I took the weekend mostly off—much needed—but did read and grade my HCI students’ first journal entries.

This Monday was the start of a so-called “normal week”—one of only a few I expect to get this semester. I was pleased to find that most of my students did the reading and homework and followed up with the few who did not. My second class in HCI was not as tightly planned as my first, and I saw some moments of boredom. I find myself wanting to change up my pedagogy during these first few class sessions to see what students respond to. I find myself missing my CS colleagues and old friends from Grinnell; I look forward to someday having those kinds of relationships here at Whitman.

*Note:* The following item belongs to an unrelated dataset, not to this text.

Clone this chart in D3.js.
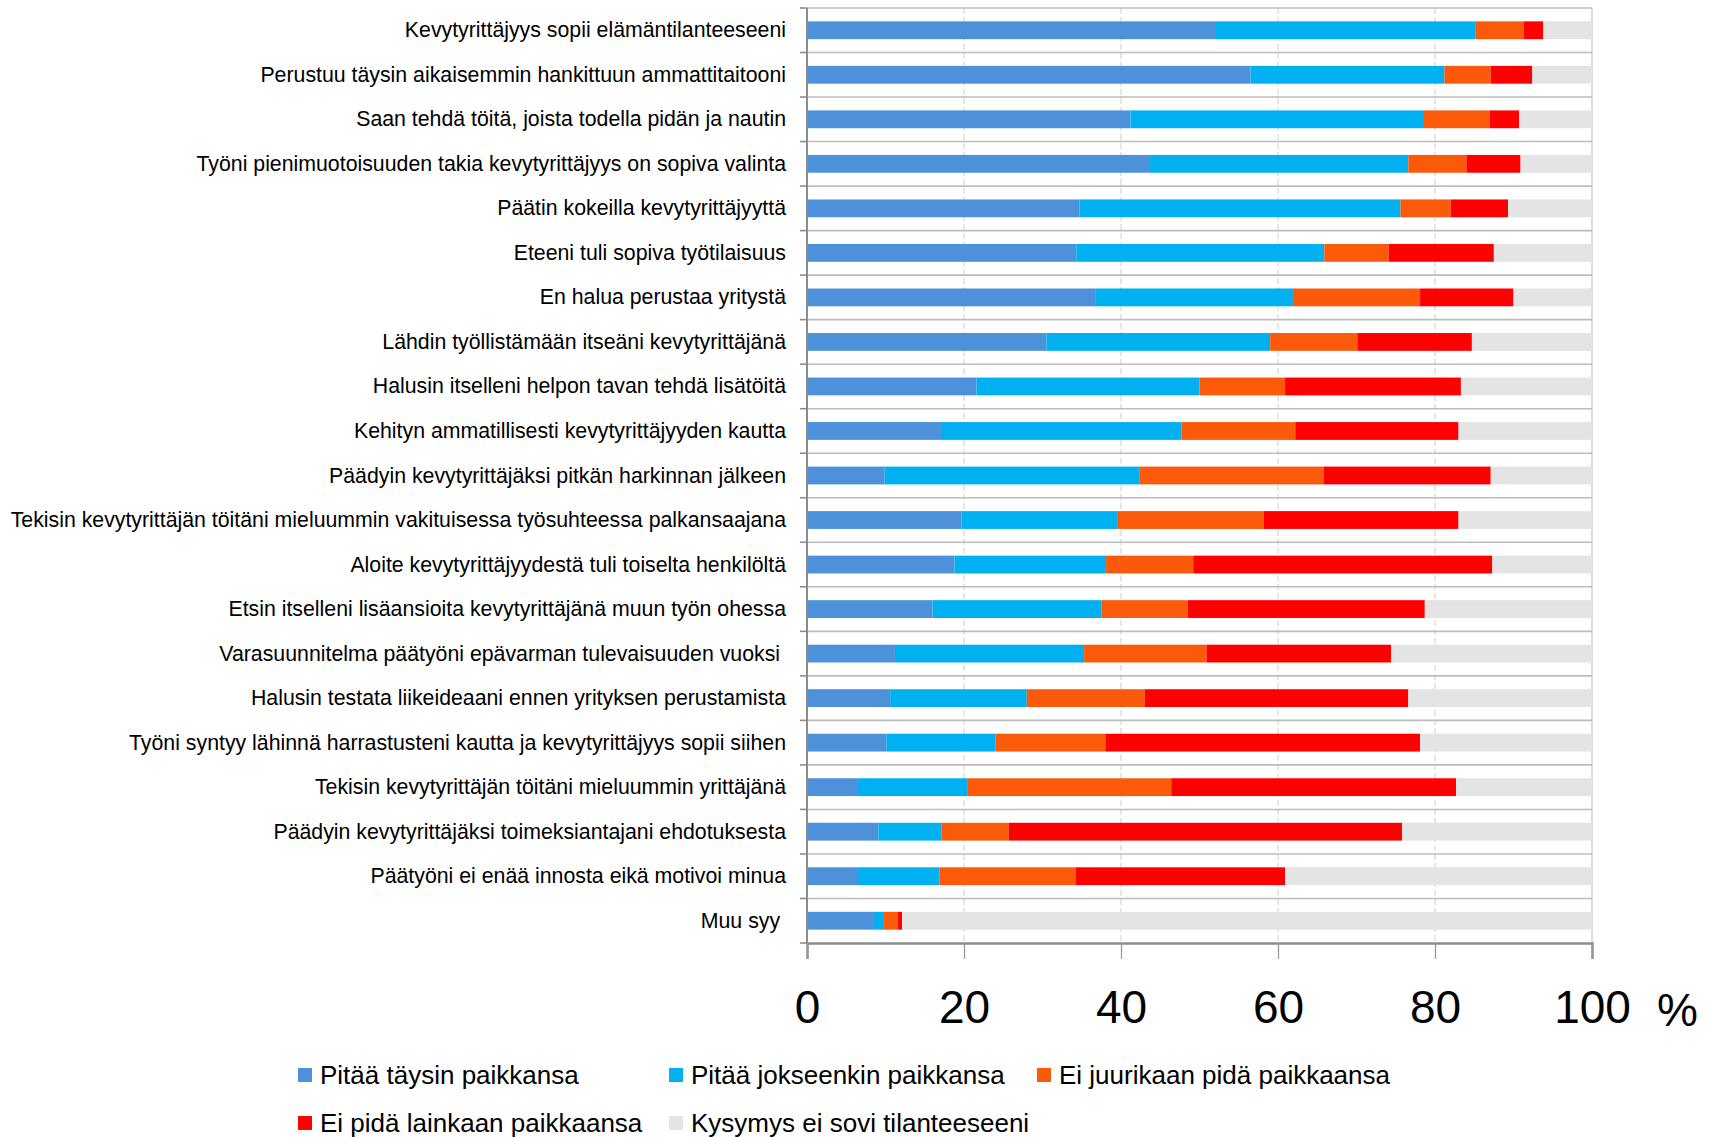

Enough for now. Gone are the lazy days of summer. I need to meet my husband for lunch so I can get back to my desk in time to prepare for this afternoon’s class. I’ll most likely tackle lab design next time.

1 thought on “On being new again

  1. Amanda Davis

    It’s funny how being new makes us realize all the things we took for granted in past jobs, homes, etc. I had to use our inter office mail about a month after I started at APA and felt very silly when I needed to ask where it was — I had no idea!

    Good to hear that Whitman has such robust mental health services! As I’m learning, many of the major psychiatric disorders emerge around college age — and that’s leaving aside less severe mental health challenges like depression, ADHD, eating disorders. It sounds like Whitman has a good program in place to get students the support they need.